How the data will be recorded is by first allowing the plants to sprout and grow. The seed to seedling development takes about two weeks. The bean begins to absorb water when planted in warm, moist soil, and the absorption of water signals the metabolic start of growth. Pressure builds inside the seed until the seed coat bursts. A small root called the radicle forms and a hooked stem grows. Then the seeds split and two small leaves, or cotyledons, appear. Afterwards, 3-4 sets of true leaves cause rapid new growth. The roots deepen into the soil, and side shoots grow and the stem thickens. The plant develops special bacteria to regulate the amount of nitrogen within the plant. After another 35-45 days, the flowering begins. The bean plants can fertilize themselves, but cross pollination makes fertilization more successful. The ovary contains 3-7 chambers called ovules that develop into pinto bean seeds, which mature in the bean pod. After hardening and drying, they become pinto beans. The bean plants will be observed each day until the plant begins to grow out of the roots, and each day the number of leaves and height of the plant will be recorded. The data will be collected for one month after the seeds sprout.
B. Purpose/ Objective
As the salinity of the water increases, the bean plants’ health will disintegrate as the tolerance of the bean plants weaken through the increase of salinity in each experimental group, the salinity in the experimental groups or ‘excess salt’ ,is an example of real life natural occurrences.

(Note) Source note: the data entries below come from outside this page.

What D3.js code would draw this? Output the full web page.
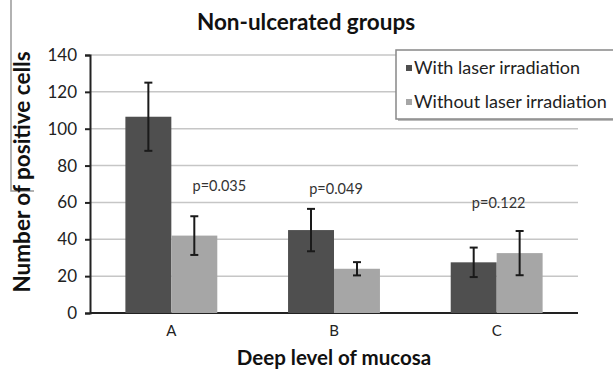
<!DOCTYPE html>
<html>
<head>
<meta charset="utf-8">
<script src="https://cdn.jsdelivr.net/npm/d3@7"></script>
<style>
  body { margin: 0; background: #fff; }
  text { font-family: Lato, "Open Sans", sans-serif; }
</style>
</head>
<body>
<svg width="613" height="371"></svg>
<script>
// chart values
const categories = ['A', 'B', 'C'];
const seriesNames = ['With laser irradiation', 'Without laser irradiation'];
const withLaser = [106.5, 45, 27.5];
const withLaserErr = [18.5, 11.5, 8];
const withoutLaser = [42, 24, 32.5];
const withoutLaserErr = [10.5, 3.6, 12];
const pValues = ['p=0.035', 'p=0.049', 'p=0.122'];
const pLabelAt = [66, 64.5, 57];   // value level where each p label sits
const yTicks = [0, 20, 40, 60, 80, 100, 120, 140];

const colors = ['#4f4f4f', '#a6a6a6'];

const svg = d3.select('svg');
const width = +svg.attr('width');
const height = +svg.attr('height');

const margin = { top: 55, right: 35, bottom: 58, left: 90 };
const innerWidth = width - margin.left - margin.right;
const innerHeight = height - margin.top - margin.bottom;

const rows = categories.map((c, i) => ({
  cat: c,
  vals: [
    { s: 0, v: withLaser[i], e: withLaserErr[i] },
    { s: 1, v: withoutLaser[i], e: withoutLaserErr[i] }
  ]
}));

const x0 = d3.scaleBand().domain(categories).range([0, innerWidth]).padding(0);
const x1 = d3.scaleBand().domain([0, 1]).range([0, x0.bandwidth()]).paddingOuter(0.77).paddingInner(0);
const y = d3.scaleLinear().domain([0, 140]).range([innerHeight, 0]);

// stray frame line from the scanned figure
svg.append('path').attr('d', 'M11,0V191H34').attr('fill', 'none')
  .attr('stroke', '#999').attr('stroke-width', 1.5);

const g = svg.append('g').attr('transform', `translate(${margin.left},${margin.top})`);

// gridlines
g.append('g').selectAll('line').data(yTicks.filter(t => t > 0)).enter().append('line')
  .attr('x1', 0).attr('x2', innerWidth)
  .attr('y1', d => y(d)).attr('y2', d => y(d))
  .attr('stroke', '#c6c6c6').attr('stroke-width', 1.5);

// baseline
g.append('line')
  .attr('x1', 0).attr('x2', innerWidth)
  .attr('y1', y(0)).attr('y2', y(0))
  .attr('stroke', '#222').attr('stroke-width', 2);

// y axis
const yAxis = d3.axisLeft(y).tickValues(yTicks).tickSize(5).tickPadding(8);
const ya = g.append('g').call(yAxis);
ya.select('.domain').attr('stroke', '#222').attr('stroke-width', 2);
ya.selectAll('.tick line').attr('stroke', '#222').attr('stroke-width', 2);
ya.selectAll('.tick text').attr('font-size', 17).attr('fill', '#222');

// bars
const grp = g.selectAll('.grp').data(rows).enter().append('g')
  .attr('transform', d => `translate(${x0(d.cat)},0)`);

grp.selectAll('rect').data(d => d.vals).enter().append('rect')
  .attr('x', d => x1(d.s))
  .attr('width', x1.bandwidth())
  .attr('y', d => y(d.v))
  .attr('height', d => y(0) - y(d.v))
  .attr('fill', d => colors[d.s]);

// error bars
const eb = grp.selectAll('.err').data(d => d.vals).enter().append('g')
  .attr('transform', d => `translate(${x1(d.s) + x1.bandwidth() / 2},0)`)
  .attr('stroke', '#1a1a1a').attr('stroke-width', 2);
eb.append('line').attr('y1', d => y(d.v + d.e)).attr('y2', d => y(d.v - d.e));
eb.append('line').attr('x1', -4).attr('x2', 4).attr('y1', d => y(d.v + d.e)).attr('y2', d => y(d.v + d.e));
eb.append('line').attr('x1', -4).attr('x2', 4).attr('y1', d => y(d.v - d.e)).attr('y2', d => y(d.v - d.e));

// p values
g.selectAll('.pval').data(pValues).enter().append('text')
  .attr('x', (d, i) => x0(categories[i]) + x0.bandwidth() / 2 + (i === 0 ? 48 : 2))
  .attr('y', (d, i) => y(pLabelAt[i]))
  .attr('text-anchor', 'middle')
  .attr('font-size', 14.5).attr('fill', '#333')
  .text(d => d);

// category labels
g.selectAll('.cat').data(categories).enter().append('text')
  .attr('x', d => x0(d) + x0.bandwidth() / 2)
  .attr('y', innerHeight + 23)
  .attr('text-anchor', 'middle')
  .attr('font-size', 15).attr('fill', '#222')
  .text(d => d);

// legend
const lg = svg.append('g').attr('transform', 'translate(396,50)');
lg.append('rect').attr('x', 2).attr('y', 2).attr('width', 240).attr('height', 69).attr('fill', '#bbb');
lg.append('rect').attr('width', 240).attr('height', 69).attr('fill', '#fff').attr('stroke', '#888').attr('stroke-width', 1.5);
const li = lg.selectAll('.li').data(seriesNames).enter().append('g')
  .attr('transform', (d, i) => `translate(10,${18 + i * 34})`);
li.append('rect').attr('y', -3).attr('width', 6).attr('height', 6).attr('fill', (d, i) => colors[i]);
li.append('text').attr('x', 8).attr('y', 6).attr('font-size', 18).attr('fill', '#222').text(d => d);

// titles
svg.append('text').attr('x', 306).attr('y', 30).attr('text-anchor', 'middle')
  .attr('font-size', 22.5).attr('font-weight', 'bold').attr('fill', '#111')
  .text('Non-ulcerated groups');

svg.append('text').attr('x', margin.left + innerWidth / 2).attr('y', 365).attr('text-anchor', 'middle')
  .attr('font-size', 20.5).attr('font-weight', 'bold').attr('fill', '#111')
  .text('Deep level of mucosa');

svg.append('text').attr('transform', 'translate(30,172) rotate(-90)').attr('text-anchor', 'middle')
  .attr('font-size', 22.5).attr('font-weight', 'bold').attr('fill', '#111')
  .text('Number of positive cells');
</script>
</body>
</html>
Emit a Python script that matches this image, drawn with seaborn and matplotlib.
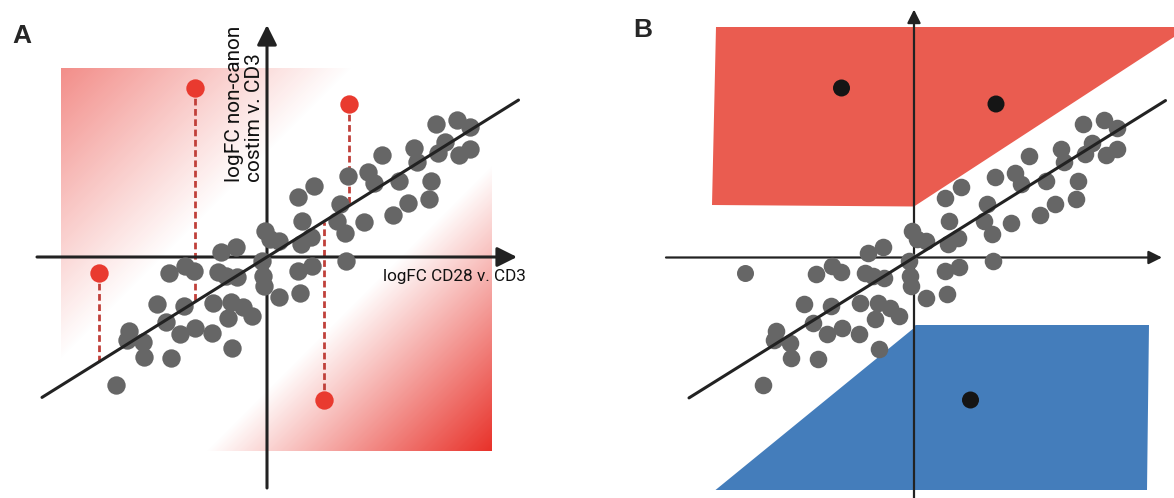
import numpy as np
import matplotlib.pyplot as plt
import seaborn as sns

sns.set_theme(style="white")
plt.rcParams["font.family"] = ["Roboto", "DejaVu Sans"]

# ========== data (logFC units, read off the schematic) ==========
# grey genes, shared by panel A and panel B
gene_x = [3.37, 3.80, 4.05, 3.55, 3.42, 3.84, 4.06, 2.94, 2.99, 2.29, 2.02, 2.13,
          2.64, 3.27, 3.23, 2.82, 2.51, 1.94, 1.62, 1.45, 1.40, 1.56, 1.58, 0.94,
          0.61, 0.70, 0.87, 0.67, -0.04, 0.06, 0.23, 0.89, 0.62, 0.65, 0.23, -0.11,
          -0.09, -0.07, -0.63, -0.93, -0.98, -0.61, -0.83, -1.47, -1.65, -1.96,
          -1.09, -0.73, -0.48, -0.30, -0.79, -1.67, -2.20, -2.02, -1.44, -1.11,
          -1.74, -2.77, -2.81, -2.48, -2.47, -1.92, -0.70, -3.03]
gene_y = [2.67, 2.75, 2.60, 2.30, 2.08, 2.05, 2.17, 2.18, 1.91, 2.04, 1.70, 1.48,
          1.53, 1.53, 1.17, 1.08, 0.85, 0.70, 1.62, 1.07, 0.73, 0.48, -0.07, 1.42,
          1.20, 0.73, 0.40, 0.27, 0.53, 0.37, 0.33, -0.18, -0.27, -0.72, -0.80, -0.07,
          -0.37, -0.57, 0.21, 0.10, -0.30, -0.40, -0.37, -0.28, -0.17, -0.32,
          -0.91, -0.90, -1.00, -1.17, -1.22, -0.97, -0.93, -1.30, -1.41, -1.52,
          -1.53, -1.47, -1.65, -1.70, -2.00, -2.02, -1.82, -2.55]

# genes off the trend (red in A); zone they fall in for B
out_x = [-1.45, 1.64, -3.37, 1.13]
out_y = [3.39, 3.07, -0.32, -2.85]
out_zone = ["up", "up", "none", "down"]

# trend line y = slope * x
slope = 0.624
line_x = [-4.5, 5.03]

# panel B zones
red_zone_x = [-3.96, 5.2, 5.2, 0.0, -4.04]
red_zone_y = [4.61, 4.61, 4.41, 1.02, 1.05]
blue_zone_x = [0.0, 0.03, 4.70, 4.66, -3.97]
blue_zone_y = [-1.41, -1.35, -1.35, -4.65, -4.65]

# ========== style ==========
C_GREY = "#666666"
C_LINE = "#222222"
C_OUT = "#E93A2F"
C_DASH = "#C0403A"
C_RED = "#EA5C50"
C_BLUE = "#447DBB"
RED_RGB = (0.91, 0.19, 0.16)

fig = plt.figure(figsize=(11.74, 4.98), dpi=100)
ax_a = fig.add_axes([0, 0, 0.5, 1])
ax_b = fig.add_axes([0.5, 0, 0.5, 1])


def draw_axis(ax, x0, x1, y0, y1, lw, ms):
    props = dict(arrowstyle="-|>", color=C_LINE, lw=lw, mutation_scale=ms,
                 shrinkA=0, shrinkB=0)
    ax.annotate("", xy=(x1, 0), xytext=(x0, 0), arrowprops=props, zorder=2)
    ax.annotate("", xy=(0, y1), xytext=(0, y0), arrowprops=props, zorder=2)


def draw_trend(ax):
    sns.lineplot(x=line_x, y=[slope * v for v in line_x], ax=ax, color=C_LINE,
                 lw=2.2, zorder=5, legend=False)


# ========== A ==========
gx = np.linspace(-4.12, 4.5, 400)
gy = np.linspace(-3.88, 3.78, 400)
GX, GY = np.meshgrid(gx, gy)
u = (GX - GY) / np.sqrt(2)
alpha = np.clip((-u - 1.45) / (5.59 - 1.45), 0, 1) * 0.55
alpha += np.clip((u - 1.88) / (5.93 - 1.88), 0, 1)
rgba = np.zeros(GX.shape + (4,))
rgba[..., :3] = RED_RGB
rgba[..., 3] = alpha
ax_a.imshow(rgba, extent=(gx[0], gx[-1], gy[0], gy[-1]), origin="lower",
            aspect="auto", interpolation="bilinear", zorder=0)

draw_axis(ax_a, -4.6, 5.0, -4.62, 4.64, 2.2, 30)

for x, y in zip(out_x, out_y):
    ax_a.plot([x, x], [y, slope * x], ls=(0, (2.4, 1.3)), color=C_DASH, lw=2.0,
              zorder=1.5)

sns.scatterplot(x=gene_x, y=gene_y, ax=ax_a, s=175, color=C_GREY, linewidth=0,
                zorder=3, legend=False)
sns.scatterplot(x=out_x, y=out_y, ax=ax_a, s=175, color=C_OUT, linewidth=0,
                zorder=3, legend=False)
draw_trend(ax_a)

ax_a.text(2.32, -0.47, "logFC CD28 v. CD3", fontsize=12.3, ha="left",
          va="baseline", color="#111111", zorder=6)
ax_a.text(-0.05, 1.5, "logFC non-canon\ncostim v. CD3", fontsize=15, rotation=90,
          ha="right", va="bottom", multialignment="left", linespacing=1.12,
          color="#111111", zorder=6)

ax_a.set_xlim(-5.34, 6.40)
ax_a.set_ylim(-4.82, 5.14)
ax_a.set_axis_off()

# ========== B ==========
ax_b.fill(red_zone_x, red_zone_y, color=C_RED, lw=0, zorder=0)
ax_b.fill(blue_zone_x, blue_zone_y, color=C_BLUE, lw=0, zorder=0)

draw_axis(ax_b, -4.96, 4.96, -4.9, 4.96, 1.6, 20)

sns.scatterplot(x=gene_x, y=gene_y, ax=ax_b, s=160, color=C_GREY, linewidth=0,
                zorder=3, legend=False)
sns.scatterplot(x=out_x, y=out_y, hue=out_zone, ax=ax_b, s=150, linewidth=0,
                palette={"up": "#151515", "down": "#151515", "none": C_GREY},
                zorder=3, legend=False)
draw_trend(ax_b)

ax_b.set_xlim(-6.54, 5.20)
ax_b.set_ylim(-4.81, 5.15)
ax_b.set_axis_off()

fig.text(12 / 1174, 1 - 43 / 498, "A", fontsize=19, fontweight="bold",
         family=["Liberation Sans", "DejaVu Sans"], ha="left", va="baseline")
fig.text(633 / 1174, 1 - 37 / 498, "B", fontsize=19, fontweight="bold",
         family=["Liberation Sans", "DejaVu Sans"], ha="left", va="baseline")

fig.savefig("out.png", dpi=100)
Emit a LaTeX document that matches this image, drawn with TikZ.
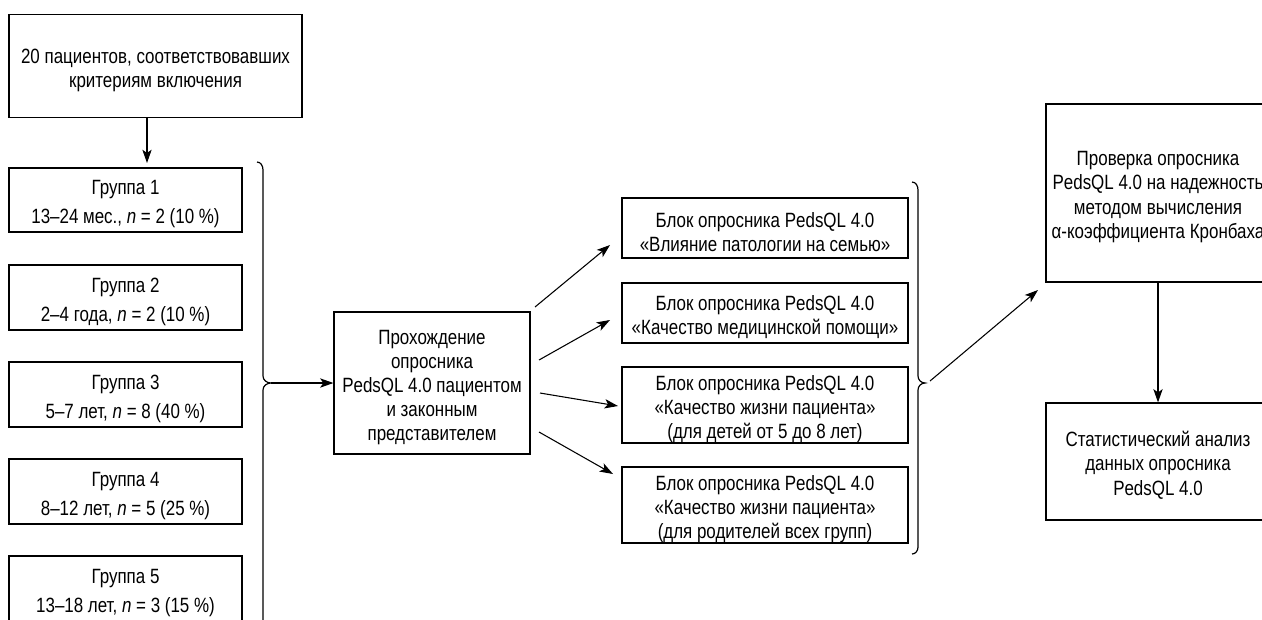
\documentclass[tikz,border=0pt]{standalone}
\usepackage{fontspec}
\setmainfont{Liberation Sans}[FakeStretch=0.82]
\usetikzlibrary{arrows.meta}
% taller first line, so that the text sits a little lower in its box
\newcommand\firststrut{\rule{0pt}{17pt}}
\begin{document}
\begin{tikzpicture}[x=0.75pt,y=-0.75pt,
  box/.style={draw, line width=0.9pt, align=center, inner sep=0pt,
    font=\fontsize{15.5pt}{18pt}\selectfont},
  grp/.style={box, font=\fontsize{15.5pt}{22pt}\selectfont},
  wide/.style={box, font=\fontsize{15.5pt}{18.3pt}\selectfont},
  sz/.style 2 args={minimum width=#1*0.75pt, minimum height=#2*0.75pt},
  arr/.style={line width=0.8pt, -{Stealth[length=10pt,width=7pt,inset=2.5pt]}},
  brace/.style={line width=0.9pt}]
\useasboundingbox (0,0) rectangle (1262,619);
\clip (0,0) rectangle (1262,619);
\fill[white] (0,0) rectangle (1262,619);

% patients and age groups
\node[box, sz={293}{103}] (top) at (155.5,66) {\firststrut 20 пациентов, соответствовавших\\критериям включения};
\node[grp, sz={233}{64}] (g1) at (125.5,200) {\firststrut Группа 1\\13–24 мес., \textit{n} = 2 (10 \%)};
\node[grp, sz={233}{65}] (g2) at (125.5,297.5) {\firststrut Группа 2\\2–4 года, \textit{n} = 2 (10 \%)};
\node[grp, sz={233}{65}] (g3) at (125.5,394.5) {\firststrut Группа 3\\5–7 лет, \textit{n} = 8 (40 \%)};
\node[grp, sz={233}{65}] (g4) at (125.5,491.5) {\firststrut Группа 4\\8–12 лет, \textit{n} = 5 (25 \%)};
\node[grp, sz={233}{65}] (g5) at (125.5,588.5) {\firststrut Группа 5\\13–18 лет, \textit{n} = 3 (15 \%)};

% questionnaire
\node[box, sz={196}{142}] (proh) at (432,383) {\firststrut Прохождение\\опросника\\PedsQL 4.0 пациентом\\и законным\\представителем};

% questionnaire blocks
\node[box, sz={286}{60}] (b1) at (765,228) {\firststrut Блок опросника PedsQL 4.0\\«Влияние патологии на семью»};
\node[box, sz={286}{60}] (b2) at (765,313) {\firststrut Блок опросника PedsQL 4.0\\«Качество медицинской помощи»};
\node[box, sz={286}{76}] (b3) at (765,405) {\firststrut Блок опросника PedsQL 4.0\\«Качество жизни пациента»\\(для детей от 5 до 8 лет)};
\node[box, sz={286}{76}] (b4) at (765,505) {\firststrut Блок опросника PedsQL 4.0\\«Качество жизни пациента»\\(для родителей всех групп)};

% analysis
\node[wide, sz={224}{178}] (prov) at (1158,193) {\firststrut Проверка опросника\\PedsQL 4.0 на надежность\\методом вычисления\\α-коэффициента Кронбаха};
\node[wide, sz={224}{117}] (stat) at (1158,461.5) {\firststrut Статистический анализ\\данных опросника\\PedsQL 4.0};

% braces
\draw[brace] (257,162) to[out=0,in=90] (263,170) -- (263,376)
  to[out=-90,in=180] (271,383) to[out=180,in=90] (263,390) -- (263,640);
\coordinate (lb) at (271,383);
\draw[brace] (912,182) to[out=0,in=90] (918,190) -- (918,376)
  to[out=-90,in=180] (925,383) to[out=180,in=90] (918,390) -- (918,547)
  to[out=-90,in=0] (912,554);

% connector ends
\coordinate (a0) at (147,163);
\coordinate (s1) at (535,307); \coordinate (e1) at (610,245);
\coordinate (s2) at (539,360); \coordinate (e2) at (610,320);
\coordinate (s3) at (540,393); \coordinate (e3) at (618,406);
\coordinate (s4) at (539,432); \coordinate (e4) at (613,474);
\coordinate (rb) at (930,381); \coordinate (e5) at (1038,290);

\draw[arr] (top.south -| a0) -- (a0);
\draw[arr] (lb) -- (proh.west);
\draw[arr] (s1) -- (e1);
\draw[arr] (s2) -- (e2);
\draw[arr] (s3) -- (e3);
\draw[arr] (s4) -- (e4);
\draw[arr] (rb) -- (e5);
\draw[arr] (prov.south) -- (stat.north);
\end{tikzpicture}
\end{document}
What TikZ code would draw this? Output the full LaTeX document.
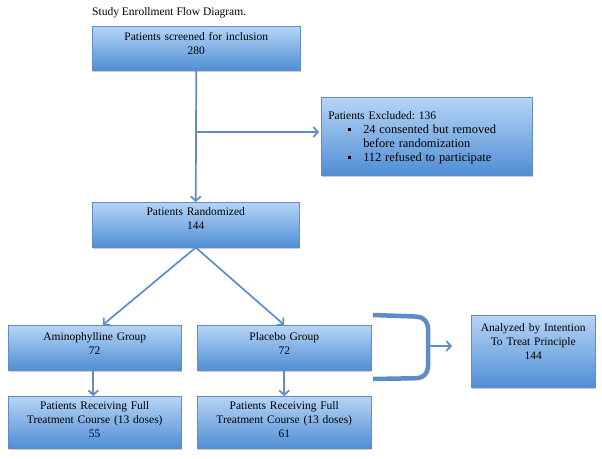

D. Parts of the Experiment
The dependent variable in this experiment is plant growth, measured in height of the plant and number of leaves of the plant.
The independent variable is the salinity of the water that the different plant groups are being watered with.
The control group is the bean plants that are being watered with tap water with no salinity.
The experimental group is the bean plants that are being watered with salt in them.
Some constants are the type of bean, the amount of water that they are being watered with, the sunlight they are exposed to, the temperature they are being grown in, and the moisture of where they are being grown
In this experiment, the required materials will be needed:
400 plastic party cups to cultivate the bean plants in
400 bean seeds / seedlings
1 box of iodine table salt
1 tbsp to measure the salt
1 cup measurer
1 measuring ruler
Regular Tap water
1-5 measuring beakers, depending on how many bean seeds may be fit into each beaker.
The night before planting the beans, soak the beans in a measuring beaker(s) overnight to make it easier to sprout.
Label 100 cups as the control group
Label 100 cups as 2% salinity, 100 as 5%, and 100 as 20%
Line up the cups in 20 rows of 20
The first 5 rows will be the control group, next 5 rows will be 2%, next 5 will be 5%, and final five rows will be 20%
Place one cup of soil in each party cup.
Place one bean in each cup, about one inch deep.
Water each control group with 200 mL of water, slowly poured on the surface of the soil.
For the 2% salinity, mix 5 g of table salt in 200 mL of water, and water each 2% salinity plant with 200 mL of the 2% saline water.
For 5% salinity, repeat the procedure in step 9, but with 60 g of table salt.
For 20% salinity, repeat the procedure again from step 9, with 90 g of table salt.
Every day, water each plant with 100 mL of water, with no salt in the control group’s water, 2 g of salt in the 2% salinity, 5 g in 5%, and 20 g in 20%.
Observe and record observations each day in the lab journal until the beans sprout
When beans sprout, measure each sprout with a ruler every 3 days.
When the first leaves grow, measure the height of the plant each day and record the number of leaves on each plant.
Keep all measurements in a data table and make calculations on excel.